Island in Papua New Guinea

Ambitle is a volcanic island on the South Bismarck plate which, together with Babase, another volcanic island, makes up the Feni Islands in the Bismarck Archipelago. The island is located within the Papua New Guinea's New Ireland Province, to the east of the island of New Ireland. It is part of the Tanir Rural LLG local government area.

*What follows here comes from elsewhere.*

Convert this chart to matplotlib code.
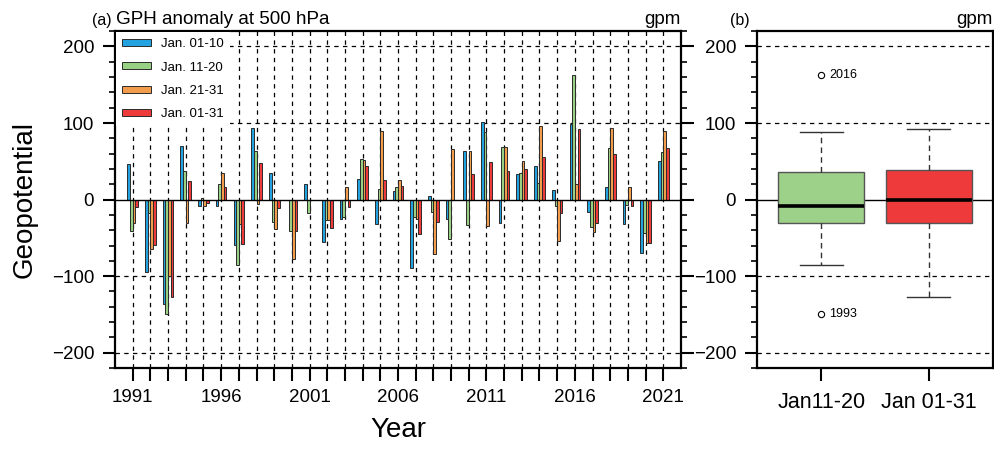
import numpy as np
import matplotlib
matplotlib.use('Agg')
import matplotlib.pyplot as plt
from matplotlib.ticker import MultipleLocator

plt.rcParams['font.family'] = ['Liberation Sans', 'DejaVu Sans']

years = list(range(1991, 2022))

# GPH anomaly at 500 hPa (gpm), per January period
jan_01_10 = [46, -94, -136, 70, -9, -9, -59, 94, 35, -1, 20, -56, -25, 27, -32, 11,
             -90, 5, -25, 63, 101, -30, 34, 44, 13, 99, -16, 17, -32, -70, 50]
jan_11_20 = [-41, -17, -150, 37, 2, 20, -86, 63, -29, -41, -17, -27, -23, 53, 14, 16,
             -23, -16, -52, -33, 88, 69, 35, 22, -9, 163, -36, 67, -7, -44, 62]
jan_21_31 = [-30, -65, -100, -30, -8, 35, -32, -6, -38, -77, 0, -27, 17, 52, 90, 26,
             -25, -71, 66, 63, -34, 69, 51, 96, -54, 20, -43, 93, 16, -57, 90]
jan_01_31 = [-10, -59, -127, 24, -5, 16, -58, 48, -11, -41, 0, -37, -10, 44, 26, 18,
             -45, -29, -1, 33, 49, 37, 40, 56, -18, 92, -31, 60, -8, -57, 68]

series = [jan_01_10, jan_11_20, jan_21_31, jan_01_31]
series_labels = ['Jan. 01-10', 'Jan. 11-20', 'Jan. 21-31', 'Jan. 01-31']
colors = ['#22a3e0', '#98d184', '#f29d4b', '#ee3a3a']

box_labels = ['Jan11-20', 'Jan 01-31']
box_data = [jan_11_20, jan_01_31]
box_colors = ['#9dd189', '#ee3a3a']

fig = plt.figure(figsize=(9.95, 4.51), dpi=100)
ax = fig.add_axes([0.1156, 0.184, 0.5688, 0.747])
bx = fig.add_axes([0.7608, 0.184, 0.2372, 0.747])

grid_kw = dict(color='black', lw=0.9, ls=(0, (3.5, 3.5)), zorder=0)

# ---- (a) grouped bars ----
x = np.array(years)
w = 0.15
for i, (vals, lab, col) in enumerate(zip(series, series_labels, colors)):
    ax.bar(x + (i - 1.5) * w, vals, width=w, color=col, edgecolor='#2a2a2a',
           linewidth=0.7, label=lab, zorder=3)

for yr in years:
    ax.axvline(yr, **grid_kw)
for yv in (-200, -100, 100, 200):
    ax.axhline(yv, **grid_kw)
ax.axhline(0, color='black', lw=1.0, zorder=4)

ax.set_xlim(1990, 2022)
ax.set_ylim(-220, 220)
ax.set_xticks(years)
ax.set_xticklabels([str(y) if (y - 1991) % 5 == 0 else '' for y in years])
ax.yaxis.set_major_locator(MultipleLocator(100))
ax.yaxis.set_minor_locator(MultipleLocator(20))
ax.tick_params(axis='both', which='major', direction='out', length=9, width=1.5,
               labelsize=13.5, pad=6)
ax.tick_params(axis='y', which='both', right=True)
ax.tick_params(axis='y', which='minor', direction='out', length=4.5, width=1.2)
ax.tick_params(axis='x', which='minor', bottom=False)
for s in ax.spines.values():
    s.set_linewidth(1.6)

ax.set_ylabel('Geopotential', fontsize=20, labelpad=10)
ax.set_xlabel('Year', fontsize=20, labelpad=8)
ax.text(0.002, 1.01, 'GPH anomaly at 500 hPa', transform=ax.transAxes,
        fontsize=13.6, ha='left', va='bottom')
ax.text(-0.006, 1.01, '(a)', transform=ax.transAxes, fontsize=11.5,
        ha='right', va='bottom')
ax.text(1.0, 1.01, 'gpm', transform=ax.transAxes, fontsize=13.5,
        ha='right', va='bottom')

leg = ax.legend(loc='upper left', frameon=True, fontsize=9.5, handlelength=2.2,
                handleheight=0.45, labelspacing=0.85, handletextpad=0.75,
                borderpad=0.45, borderaxespad=0.1, fancybox=False)
leg.get_frame().set_facecolor('white')
leg.get_frame().set_edgecolor('none')
leg.get_frame().set_alpha(1.0)
leg.set_zorder(5)

# ---- (b) box plots ----
pos = [1, 2]
bp = bx.boxplot(box_data, positions=pos, widths=0.8, whis=1.5, patch_artist=True,
                capwidths=0.4, zorder=3,
                medianprops=dict(color='black', lw=2.6),
                whiskerprops=dict(color='#333333', lw=1.0, ls=(0, (4, 3))),
                capprops=dict(color='#333333', lw=1.0),
                boxprops=dict(edgecolor='#555555', lw=1.0),
                flierprops=dict(marker='o', markersize=4.5, markerfacecolor='white',
                                markeredgecolor='black', markeredgewidth=0.8))
for patch, col in zip(bp['boxes'], box_colors):
    patch.set_facecolor(col)

# label outliers with their year
for k, (fl, vals) in enumerate(zip(bp['fliers'], box_data)):
    for fy in fl.get_ydata():
        yr = years[vals.index(fy)]
        bx.text(pos[k] + 0.07, fy, str(yr), fontsize=9, va='center', ha='left')

for yv in (-200, -100, 100, 200):
    bx.axhline(yv, **grid_kw)
bx.axhline(0, color='black', lw=1.0, zorder=2)

bx.set_xlim(0.4, 2.6)
bx.set_ylim(-220, 220)
bx.set_xticks(pos)
bx.set_xticklabels(box_labels)
bx.yaxis.set_major_locator(MultipleLocator(100))
bx.yaxis.set_minor_locator(MultipleLocator(20))
bx.tick_params(axis='both', which='major', direction='out', length=9, width=1.5,
               labelsize=13.5, pad=6)
bx.tick_params(axis='x', labelsize=15.5, pad=8)
bx.tick_params(axis='y', which='minor', direction='out', length=4.5, width=1.2)
for s in bx.spines.values():
    s.set_linewidth(1.6)
bx.text(-0.03, 1.01, '(b)', transform=bx.transAxes, fontsize=11.5,
        ha='right', va='bottom')
bx.text(1.0, 1.01, 'gpm', transform=bx.transAxes, fontsize=13.5,
        ha='right', va='bottom')

fig.savefig('out.png', dpi=100)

Ambitle is a stratovolcano, reaching 450 m above sea level, located at the southeastern end of the NW-trending 250 km long Tabar-Lihir-Tanga-Feni (TLTF) volcanic island chain. It last erupted in about 350 BCE based on radiocarbon dating. The rock types sampled from Ambitle include feldspathoid-bearing basalt, trachybasalt, phonotephrite, trachyandesite, and trachydacite or quartz-trachyte. Its caldera, 3 km wide, contains thermal areas on its western side. Venting of hydrothermal water also occurs in coral reefs to the west of this island. The vents located at Tutum Bay are unique in that the vent fluids and surrounding sediments contain some of the highest concentrations of arsenic in a natural system.

==History==
In March 1643 the expedition to Oceania of Abel Tasman approached New Ireland. Tasman believed that he had already reached the mainland of New Guinea, while he was in fact sailing along the eastern coast of New Ireland. The expedition passed south of Ambitle, naming it St. Jan's Island. One of those on board the Zeehaen, one of the two ships on the voyage, drew coastline profiles of the island in Tasman's journal.